A GENERAL CONTRACTORS VIEW TO MEP MODEL COORDINATION…AS IMPLEMENTED ON THE TRIMBLE WESTMINSTER BUILDING PROJECT
The new 125,000 sq. ft. Trimble Westminster Building project in Westminster, Colo., set to break ground by the end of April, provides Trimble and its project team a unique opportunity to demonstrate integrated project delivery (IPD) collaborative techniques and gain the lifecycle benefits of building information modeling (BIM) to deliver a project in a tight 13-month schedule. For this project, all architectural, structural, mechanical, electrical, plumbing, fire safety and accessibility designs will be completed using BIM design tools to limit data re-entry or model re-creation and facilitate design coordination, clash detection and constructability reviews, and a facilities management tool in the end.

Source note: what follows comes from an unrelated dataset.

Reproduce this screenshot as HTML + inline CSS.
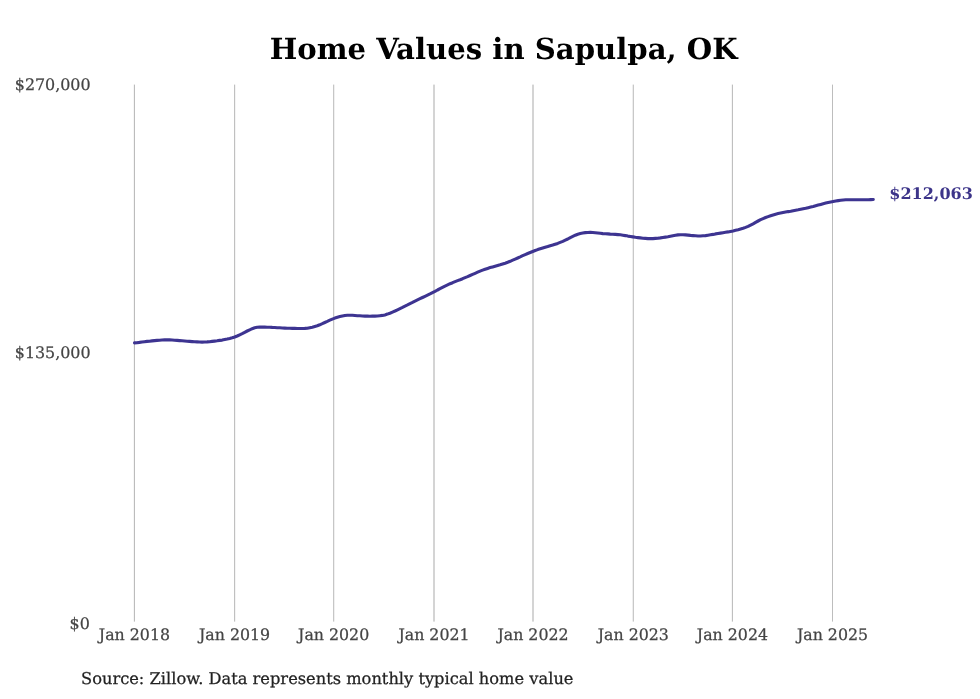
<!DOCTYPE html>
<html><head><meta charset="utf-8"><title>Home Values in Sapulpa, OK</title>
<style>
html,body{margin:0;padding:0;background:#fff;}
svg{display:block;font-family:"DejaVu Serif","Liberation Serif",serif;text-rendering:geometricPrecision;}
</style></head>
<body>
<svg width="980" height="699" viewBox="0 0 980 699">
<rect width="980" height="699" fill="#fff"/>
<g>
<rect x="133" y="84.6" width="1" height="537" fill="#f6f6f6"/>
<rect x="134" y="84.6" width="1" height="537" fill="#bcbcbc"/>
<rect x="234" y="84.6" width="1" height="537" fill="#c0c0c0"/>
<rect x="235" y="84.6" width="1" height="537" fill="#f4f4f4"/>
<rect x="333" y="84.6" width="1" height="537" fill="#c6c6c6"/>
<rect x="334" y="84.6" width="1" height="537" fill="#f0f0f0"/>
<rect x="433" y="84.6" width="1" height="537" fill="#d4d4d4"/>
<rect x="434" y="84.6" width="1" height="537" fill="#d4d4d4"/>
<rect x="532" y="84.6" width="1" height="537" fill="#d4d4d4"/>
<rect x="533" y="84.6" width="1" height="537" fill="#d4d4d4"/>
<rect x="632" y="84.6" width="1" height="537" fill="#eeeeee"/>
<rect x="633" y="84.6" width="1" height="537" fill="#c8c8c8"/>
<rect x="731" y="84.6" width="1" height="537" fill="#f6f6f6"/>
<rect x="732" y="84.6" width="1" height="537" fill="#bfbfbf"/>
<rect x="832" y="84.6" width="1" height="537" fill="#bdbdbd"/>
</g>
<path d="M134.5,342.9 L137.0,342.7 L139.5,342.4 L142.0,342.0 L144.5,341.7 L147.0,341.4 L149.5,341.2 L152.0,340.9 L154.5,340.6 L157.0,340.4 L159.5,340.2 L162.0,340.0 L164.6,339.9 L167.1,339.9 L169.6,339.9 L172.1,340.0 L174.6,340.2 L177.1,340.4 L179.6,340.6 L182.1,340.8 L184.6,341.0 L187.1,341.2 L189.6,341.4 L192.1,341.6 L194.6,341.8 L197.1,341.9 L199.6,342.0 L202.1,342.1 L204.6,342.0 L207.1,341.9 L209.6,341.7 L212.1,341.4 L214.6,341.1 L217.1,340.8 L219.6,340.4 L222.2,340.1 L224.7,339.6 L227.2,339.1 L229.7,338.5 L232.2,337.8 L234.7,337.0 L237.2,336.0 L239.7,334.8 L242.2,333.6 L244.7,332.3 L247.2,331.0 L249.7,329.8 L252.2,328.7 L254.7,327.8 L257.2,327.3 L259.7,327.1 L262.2,327.0 L264.7,327.1 L267.2,327.2 L269.7,327.2 L272.2,327.4 L274.7,327.5 L277.3,327.7 L279.8,327.8 L282.3,328.0 L284.8,328.1 L287.3,328.2 L289.8,328.3 L292.3,328.4 L294.8,328.4 L297.3,328.5 L299.8,328.5 L302.3,328.5 L304.8,328.4 L307.3,328.2 L309.8,327.7 L312.3,327.2 L314.8,326.5 L317.3,325.8 L319.8,324.8 L322.3,323.7 L324.8,322.5 L327.3,321.4 L329.8,320.2 L332.3,319.1 L334.9,318.1 L337.4,317.3 L339.9,316.6 L342.4,316.0 L344.9,315.5 L347.4,315.2 L349.9,315.2 L352.4,315.3 L354.9,315.5 L357.4,315.7 L359.9,315.8 L362.4,316.0 L364.9,316.1 L367.4,316.1 L369.9,316.2 L372.4,316.1 L374.9,316.1 L377.4,316.0 L379.9,315.7 L382.4,315.4 L384.9,314.9 L387.4,314.1 L389.9,313.2 L392.5,312.1 L395.0,311.0 L397.5,309.8 L400.0,308.6 L402.5,307.4 L405.0,306.1 L407.5,304.9 L410.0,303.6 L412.5,302.4 L415.0,301.1 L417.5,299.9 L420.0,298.7 L422.5,297.5 L425.0,296.3 L427.5,295.1 L430.0,293.9 L432.5,292.6 L435.0,291.4 L437.5,290.0 L440.0,288.7 L442.5,287.4 L445.0,286.1 L447.6,284.9 L450.1,283.7 L452.6,282.7 L455.1,281.6 L457.6,280.6 L460.1,279.7 L462.6,278.7 L465.1,277.6 L467.6,276.6 L470.1,275.5 L472.6,274.4 L475.1,273.3 L477.6,272.2 L480.1,271.1 L482.6,270.1 L485.1,269.2 L487.6,268.4 L490.1,267.6 L492.6,266.9 L495.1,266.2 L497.6,265.5 L500.1,264.8 L502.6,264.0 L505.2,263.2 L507.7,262.3 L510.2,261.3 L512.7,260.2 L515.2,259.1 L517.7,258.0 L520.2,256.9 L522.7,255.7 L525.2,254.6 L527.7,253.5 L530.2,252.5 L532.7,251.5 L535.2,250.5 L537.7,249.6 L540.2,248.8 L542.7,248.0 L545.2,247.2 L547.7,246.5 L550.2,245.7 L552.7,245.0 L555.2,244.2 L557.7,243.4 L560.2,242.4 L562.8,241.4 L565.3,240.2 L567.8,239.0 L570.3,237.6 L572.8,236.4 L575.3,235.2 L577.8,234.2 L580.3,233.5 L582.8,233.0 L585.3,232.6 L587.8,232.5 L590.3,232.4 L592.8,232.5 L595.3,232.7 L597.8,233.0 L600.3,233.3 L602.8,233.6 L605.3,233.8 L607.8,233.9 L610.3,234.1 L612.8,234.2 L615.3,234.4 L617.9,234.6 L620.4,234.8 L622.9,235.2 L625.4,235.6 L627.9,236.1 L630.4,236.5 L632.9,236.9 L635.4,237.3 L637.9,237.6 L640.4,237.9 L642.9,238.2 L645.4,238.4 L647.9,238.6 L650.4,238.6 L652.9,238.6 L655.4,238.4 L657.9,238.2 L660.4,237.9 L662.9,237.5 L665.4,237.1 L667.9,236.7 L670.4,236.2 L672.9,235.7 L675.5,235.3 L678.0,234.9 L680.5,234.8 L683.0,234.8 L685.5,234.9 L688.0,235.1 L690.5,235.4 L693.0,235.6 L695.5,235.8 L698.0,236.0 L700.5,236.0 L703.0,235.8 L705.5,235.6 L708.0,235.2 L710.5,234.8 L713.0,234.4 L715.5,233.9 L718.0,233.5 L720.5,233.1 L723.0,232.7 L725.5,232.3 L728.0,231.9 L730.5,231.4 L733.1,230.9 L735.6,230.3 L738.1,229.7 L740.6,229.0 L743.1,228.3 L745.6,227.4 L748.1,226.4 L750.6,225.1 L753.1,223.8 L755.6,222.3 L758.1,221.0 L760.6,219.7 L763.1,218.6 L765.6,217.5 L768.1,216.6 L770.6,215.7 L773.1,214.9 L775.6,214.2 L778.1,213.6 L780.6,213.1 L783.1,212.6 L785.6,212.1 L788.2,211.6 L790.7,211.2 L793.2,210.7 L795.7,210.2 L798.2,209.8 L800.7,209.3 L803.2,208.8 L805.7,208.3 L808.2,207.7 L810.7,207.1 L813.2,206.5 L815.7,205.8 L818.2,205.1 L820.7,204.4 L823.2,203.7 L825.7,203.1 L828.2,202.5 L830.7,202.0 L833.2,201.5 L835.7,201.0 L838.2,200.6 L840.7,200.3 L843.2,200.0 L845.8,199.8 L848.3,199.8 L850.8,199.8 L853.3,199.8 L855.8,199.8 L858.3,199.8 L860.8,199.8 L863.3,199.8 L865.8,199.7 L868.3,199.7 L870.8,199.6 L873.3,199.5" fill="none" stroke="#3d3491" stroke-width="3.1" stroke-linejoin="round" stroke-linecap="round"/>
<text x="503.6" y="59" text-anchor="middle" font-size="29.15" font-weight="bold" fill="#000">Home Values in Sapulpa, OK</text>
<g font-size="15.9" fill="#444" stroke="#444" stroke-width="0.25" text-anchor="end">
<text x="90.6" y="90">$270,000</text>
<text x="90.6" y="358">$135,000</text>
<text x="89.8" y="629">$0</text>
</g>
<g font-size="15.8" fill="#444" stroke="#444" stroke-width="0.25" text-anchor="middle">
<text x="134.45" y="640">Jan 2018</text>
<text x="234.55" y="640">Jan 2019</text>
<text x="333.65" y="640">Jan 2020</text>
<text x="434.0" y="640">Jan 2021</text>
<text x="533.0" y="640">Jan 2022</text>
<text x="633.3" y="640">Jan 2023</text>
<text x="732.45" y="640">Jan 2024</text>
<text x="832.5" y="640">Jan 2025</text>
</g>
<text x="889.3" y="199" font-size="16.0" font-weight="bold" fill="#3c3489">$212,063</text>
<text x="81.0" y="684" font-size="16.25" fill="#222" stroke="#222" stroke-width="0.25">Source: Zillow. Data represents monthly typical home value</text>
</svg>
</body></html>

While modeling in 3D is not new to most MEP contractors, the level of involvement and insight on the Trimble project will likely surprise a few. As part of the recent MEP model coordination kick-off meeting for the Trimble project, Roger Eastman, senior superintendent at JE Dunn, said, “We’re changing the conventional philosophy for MEP participation that goes well beyond resolving clashes in a model. Our goal is to allow our MEP subcontractors to provide more input into day-to-day construction logistics.”
The MEP model coordination kick-off meeting included representatives from the design consultants and major subcontractors on the Trimble Westminster Building project including the mechanical and electrical engineer (BCER), structural engineer (Structural Consultants Inc.), electrical contractor (Encor Electric), mechanical contractor (Mtech) and plumbing contractor (Total Plumbing).
Eastman asked each represented group, “How do you want to see the project run to enhance your ability to get your part of the job completed and maximize crew efficiency and productivity?” He encouraged them to think about and share details such as the best location for gang boxes and plans for moving product to the upper floors with no elevator.
“The more we know about their needs, the better we can develop a strategy to deliver the most efficient, productive and safe construction environment,” he said. “Our goal is to provide each trade the space to facilitate higher productivity per person, per hour for less cost.”
Once the 100% Construction Document set for the project is complete, the MEP subcontractors each stated they would be ready for a model coordination meeting of primary distribution systems within two weeks. As part of the project contract, each member of the project team agreed to comply with a BIM Execution Plan. For instance, the plan requires that the structural engineer model all cast-in-place concrete, including all penetrations and openings identified in the construction documents, edges of all slabs and penetrations and all primary and secondary structural steel members. HVAC engineers model all ducts and air handling equipment to outside face dimension of the flanges as well as main duct hangers while electrical engineers model conduits 2-inches or greater, or smaller conduits if racked in runs of 3 or more, infrastructure equipment and access zones. Engineers will also model plumbing piping and gas piping, including specialty gas, and equipment will be modeled for pipes 2-inches and larger.
All consultants will post and coordinate 2D/3D files on the Trimble Connected Community project website.
In his closing comment to the group, Eastman said, “We’re thinking of you so give us your input and we’ll do what we can to make appropriate adjustments to the plan.”